Quadtrees are fine. Just don't approximate the polygon to the limit of resolution of the space. I wrote a paper many years ago on a related problem. The conclusion was that a very small number of quads would be optimal. Too many is obviously a problem; too few and you have to filter out a lot of false negatives.

The paper was in ACM SIGMOD 89, Redundancy in Spatial Databases.

greg7mdp · on April 28, 2017

You should check out the Churchill Challenge (http://churchillnavigation.com/challenge/) and the 54 solutions (source code available at https://github.com/churchillnavigation/challenge1). I came in at #7.

Beyond the classic spatial search data structures, the fastest solutions all used SSE instructions (see https://github.com/sDessens/churchill-challange for nice writeup). People did try pretty hard to win the grand prize of $5000, and the fastest solution was 7 times faster than the best optimized code that Churchill's team had previously.
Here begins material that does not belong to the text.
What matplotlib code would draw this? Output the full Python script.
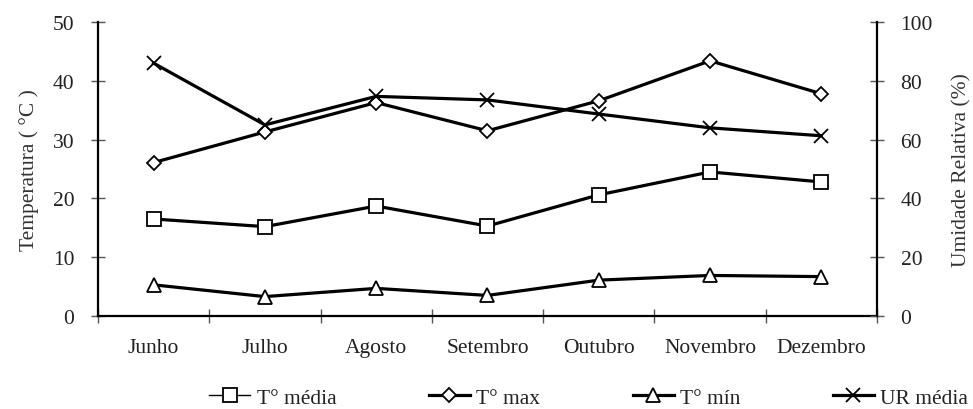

Boothroid · on April 28, 2017

In my experience most of the work in this area has been done in that you will rarely find yourself having to think seriously about spatial indexing, and even when the task forces you to, most of the tools one would commonly choose between have different indexing options implemented as standard.

neel8986 · on April 28, 2017

Nice algorithm. I am curious what happens when the dimension becomes really large (more than 100). I have heard about kd tree but as far as I know the performance becomes really bad for d > 16. What should be the strategy of finding nearest neighbours for such high dimensions?
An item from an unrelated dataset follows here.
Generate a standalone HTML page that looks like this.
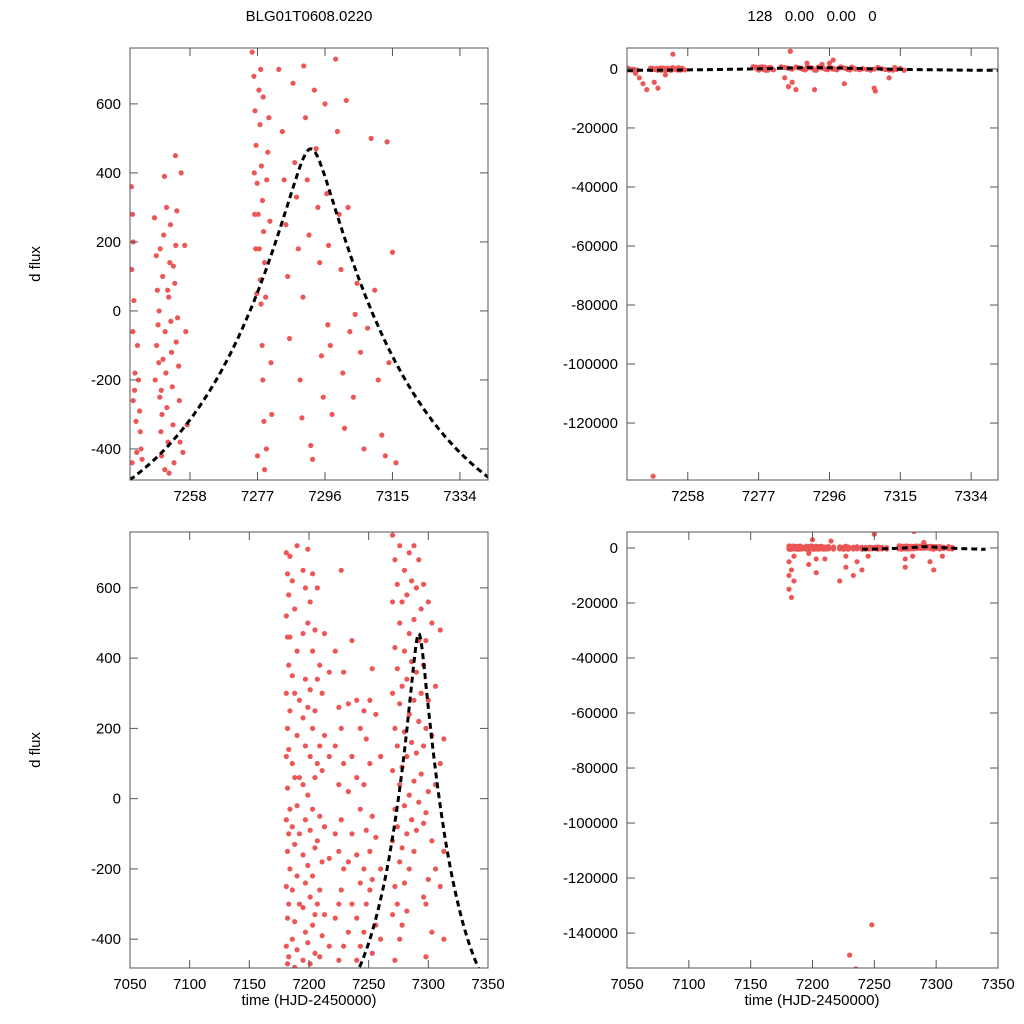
<!DOCTYPE html>
<html><head><meta charset="utf-8"><style>
html,body{margin:0;padding:0;background:#fff;overflow:hidden;width:1024px;height:1024px;font-family:"Liberation Sans",sans-serif}
svg{display:block;position:absolute;left:0;top:0}
svg text{font-family:"Liberation Sans",sans-serif;font-size:15px;fill:#000}
</style></head><body>
<svg id="fig" width="1024" height="1024" viewBox="0 0 1024 1024" overflow="hidden" xmlns="http://www.w3.org/2000/svg">
<rect width="1024" height="1024" fill="#fff"/>
<text x="309" y="21" text-anchor="middle">BLG01T0608.0220</text>
<text x="812" y="21" text-anchor="middle" xml:space="preserve">128   0.00   0.00   0</text>
<text transform="translate(40,264) rotate(-90)" text-anchor="middle">d flux</text>
<text transform="translate(40,750) rotate(-90)" text-anchor="middle">d flux</text>
<text x="309" y="1005" text-anchor="middle">time (HJD-2450000)</text>
<text x="812" y="1005" text-anchor="middle">time (HJD-2450000)</text>
</svg>
<script>
// model parameters: t0, amp, base, scale, core
const modelParams = [7292, 1302, -700, 28, 3];
const topTimes = [7241.5,7241.8,7242,7241.6,7242.2,7241.9,7242.5,7242,7242.8,7243,7241.7,7243.5,7243.2,7244,7244.5,7242.4,7243.8,7244.2,
7248,7248.5,7248.8,7249,7249.2,7249.5,7249.8,7250,7248.2,7248.6,7249.3,7250.3,7250.6,7250.8,7251,7251.2,7251.5,7251.8,7252,7252.3,7252.5,7252.8,7253,7253.2,7253.5,7253.7,7254,7254.3,7254.5,7254.8,7255,7255.2,7253.9,7255.5,7250.1,7249.6,7251.4,7252.6,7254.1,7253.3,7250.9,7252.1,7256.8,7256.5,7257.2,7256,7250.4,7251.7,7249.9,
7245,7246,7247,7249,7250,7248.7,7254,7244,7252,
7275.5,7276,7276.3,7276.6,7276.9,7277.2,7277.5,7277.8,7278,7278.3,7278.5,7278.8,7279,7277,7276.2,7276.5,7276.8,7277.4,7277.7,7278.1,7278.4,7278.7,7279,7279.3,7279.6,7279.9,7280.2,7280.5,7280.8,7281,7277.9,7276.1,7279.5,7278.6,
7283,7284,7284.5,7285,7285.5,7286,7287,7287.5,7288,7288.5,7289,7289.5,7290,7290.5,7291,7291.5,7292,7292.5,7293,7293.5,7294,7294.5,7295,7295.5,7296,7296.5,7297,7297.5,7298,7299,7299.5,7300,7300.5,7301,7301.5,7302,7302.5,7303,7304,7305,7306,7307,7309,7310,7311,7312,7313,7313.5,7314,7315,7316,7308,7304.5,7296.8,7289.8,
7284,7285,7286,7287,7285.5,7292,7297,7296,7300,7308,7308.3,7312,7294,7290];
const topFlux = [360,280,200,120,30,-60,-180,-260,-320,-410,-440,-200,-100,-350,-430,-230,-290,-400,
270,160,60,-40,-150,-250,-350,-420,-200,-100,0,100,220,390,-60,-180,-280,-380,40,140,250,-120,-220,-330,-440,80,190,290,-20,-160,-260,-380,450,400,-300,180,300,-30,-90,130,-460,-470,-60,190,-330,-410,-140,60,-230,
-3000,-5000,-7000,-4500,-6500,-138000,5000,-1500,-2000,
750,680,580,480,370,280,180,90,20,-100,-200,-320,-460,-420,280,180,50,640,540,420,320,230,140,40,380,460,560,260,-150,-300,700,400,-400,620,
700,520,380,250,100,-80,660,430,330,180,-200,-310,710,560,380,220,-390,-430,640,470,300,140,-130,-250,600,340,190,-100,-300,730,520,280,120,-180,-340,610,300,-60,-250,80,-120,-400,500,60,-200,-360,-420,490,-150,170,-440,-50,-10,-40,40,
-3000,-6000,-4500,-7000,6000,-7000,3000,2000,-5000,-6500,-7500,-3000,1500,2000];
const bottomTimes = [7181,7182,7183,7184,7186,7188,7190,7192,7195,7197,7199,7201,7203,7205,7207,7209,7211,7213,7217,7222,7225,7227,7229,7233,7236,7240,7243,7246,7248,7251,7253,7256,7260,7270,7272,7274,7276,7278,7280,7282,7284,7286,7288,7290,7292,7294,7296,7298,7300,7303,7306,7310,7313,
7181,7183,7185,7197,7203,7210,7222,7227,7233,7236,7240,7245,7230,7235,7248,7275,7281,7290,7295,7298,7305,7200,7215,7250,7282];
const bottomFlux = [[700,520,300,120,-60,-250,-420],[640,460,200,30,-150,-340,-470],[580,380,140,-100,-300,-450],[-30,250,690,-200,460],[620,350,100,-80,-260,-400],[540,300,60,-130,-350,-480],[720,420,180,-20,-220,-430],[-100,60,280,-300],[650,470,230,40,-160,-310,-460],[600,340,150,-60,-240,-380],[710,500,260,10,-190,-410],[560,310,120,-90,-280,-470],[640,420,200,-30,-220,-360],[480,250,60,-140,-330,-440],[600,340,100,-120,-300],[380,150,-50,-260,-450],[300,80,-180,-390],[470,180,-80,-330],[360,120,-170,-420],[420,150,-100,-340],[260,40,-150,-300,-460],[650,200,-60,-260],[360,100,-200,-420],[270,20,-180,-380],[450,120,-100,-300],[280,60,-160,-340,-460],[200,-30,-240,-420],[250,40,-200,-380],[170,-90,-300],[280,100,-150,-260],[370,-50,-230,-440],[240,-110,-360],[120,-200,-400],[750,560,300,80,-120,-330],[680,430,200,-30,-250,-460],[610,370,150,-80,-300],[720,500,270,40,-180,-400],[560,320,90,-140,-360],[650,420,190,-20,-240],[580,340,120,-100,-320],[700,470,240,10,-200],[620,390,160,-60],[720,510,280,50,-150],[600,360,130,-90],[680,450,220,-10],[540,300,70],[610,380,150,-70,-280],[450,200,-40,-300,-450],[560,280,20,-230],[500,180,-120,-380],[320,40,-200],[480,100,-250],[170,-150,-400],
[-5000,-10000,-15000],[-18000,-8000],[-12000,-3000],[-6000,-2000],[-9000,-4000],[-4000],[-12000],[-7000,-3000],[-10000],[-5000],[-8000],[-3000],[-148000],[-153000],[-137000],[-4000,-7000],[-3000],[2000],[-5000],[-8000],[-3000],[3000],[2500],[5000],[6000]];
const topXTicks = [7258,7277,7296,7315,7334];
const bottomXTicks = [7050,7100,7150,7200,7250,7300,7350];
const smallYTicks = [-400,-200,0,200,400,600];
const topRightYTicks = [0,-20000,-40000,-60000,-80000,-100000,-120000];
const bottomRightYTicks = [0,-20000,-40000,-60000,-80000,-100000,-120000,-140000];

const NS='http://www.w3.org/2000/svg';
const svg=document.getElementById('fig');
function mk(tag,attrs,parent){const e=document.createElementNS(NS,tag);for(const k in attrs)e.setAttribute(k,attrs[k]);(parent||svg).appendChild(e);return e;}
function model(t){const dt=t-modelParams[0];return modelParams[2]+modelParams[1]*Math.exp(-Math.sqrt(dt*dt+modelParams[4]*modelParams[4])/modelParams[3]);}

const bt=[],bf=[];
bottomTimes.forEach((t,i)=>bottomFlux[i].forEach(v=>{bt.push(t);bf.push(v);}));

function panel(name,x0,y0,x1,y1,xmin,xmax,ymin,ymax,xt,yt,ts,fs,m0,m1){
  const sx=v=>x0+(v-xmin)/(xmax-xmin)*(x1-x0);
  const sy=v=>y1-(v-ymin)/(ymax-ymin)*(y1-y0);
  const g=mk('g',{});
  
  
  const cid='clip-'+name;
  const cp=mk('clipPath',{id:cid},g);mk('rect',{x:x0,y:y0,width:x1-x0,height:y1-y0},cp);
  const pg=mk('g',{'clip-path':'url(#'+cid+')'},g);
  ts.forEach((t,i)=>{const c=mk('circle',{cx:sx(t),cy:sy(fs[i]),r:2.6,fill:'#ec5656'},pg);
    
    });
  let d='';for(let t=m0;t<=m1;t+=0.25){d+=(d?'L':'M')+sx(t).toFixed(1)+','+sy(model(t)).toFixed(1);}
  const p=mk('path',{d:d,fill:'none',stroke:'#000','stroke-width':3,'stroke-dasharray':'6,4'},pg);
  
  
  mk('rect',{x:x0,y:y0,width:x1-x0,height:y1-y0,fill:'none',stroke:'#555','stroke-width':1},g);
  xt.forEach(v=>{const X=sx(v);
    mk('line',{x1:X,x2:X,y1:y1,y2:y1-8,stroke:'#555'},g);mk('line',{x1:X,x2:X,y1:y0,y2:y0+8,stroke:'#555'},g);
    const tx=mk('text',{x:X,y:y1+21,'text-anchor':'middle'},g);tx.textContent=v;
    
    });
  yt.forEach(v=>{const Y=sy(v);
    mk('line',{x1:x0,x2:x0+8,y1:Y,y2:Y,stroke:'#555'},g);mk('line',{x1:x1,x2:x1-8,y1:Y,y2:Y,stroke:'#555'},g);
    const tx=mk('text',{x:x0-9,y:Y+5,'text-anchor':'end'},g);tx.textContent=v;
    
    });
}
panel('panel-top-left',130,48,488,480,7241.1,7341.9,-490,762,topXTicks,smallYTicks,topTimes,topFlux,7241,7342);
panel('panel-top-right',627,48,998,480,7241.7,7341.2,-139300,7100,topXTicks,topRightYTicks,topTimes,topFlux,7241.7,7341.2);
panel('panel-bottom-left',130,532,488,968,7050,7350,-482,759,bottomXTicks,smallYTicks,bt,bf,7235,7345);
panel('panel-bottom-right',627,532,998,968,7050,7350,-152700,5800,bottomXTicks,bottomRightYTicks,bt,bf,7240,7340);
</script>
</body></html>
snovv_crash · on April 28, 2017

It often depends on what the actual dimensionality of the problem is. If it can be embedded in a lower dimensional space, as many problems are, then a well tuned kD-Tree can still do a good job up to about 16 dimensions of used space, as you say. Cover trees also work well in this case, and are better at extracting just the salient dimensions than kD-Trees are, especially as the discrepancy between the subspace and data space grows.

If the dimensionality gets larger then a better approach is to instead remove overhead and improve parallelism, for example by pushing the problem to the GPU or discretizing the measurement space down to 8-bits or even 1-bit per dimension. I know of products that do both, and solve O(N^2) problems 20x larger than a naïve approach could in the same time. POPCNT runs really fast on GPUs.

MrQuincle · on April 29, 2017

Euclidean?

Then nearest neighbor itself is rarely what you want: https://link.springer.com/chapter/10.1007%2F3-540-49257-7_15. Quote from abstract:

"We show that under a broad set of conditions (much broader than independent and identically distributed dimensions), as dimensionality increases, the distance to the nearest data point approaches the distance to the farthest data point"

In the end - in the physical world - everything maps to 3D give or take a few dimensions that are very small if we have to believe some physicists. You just have to find the mapping. :-)

argonaut · on April 29, 2017

For large dimensions, a normal linear search.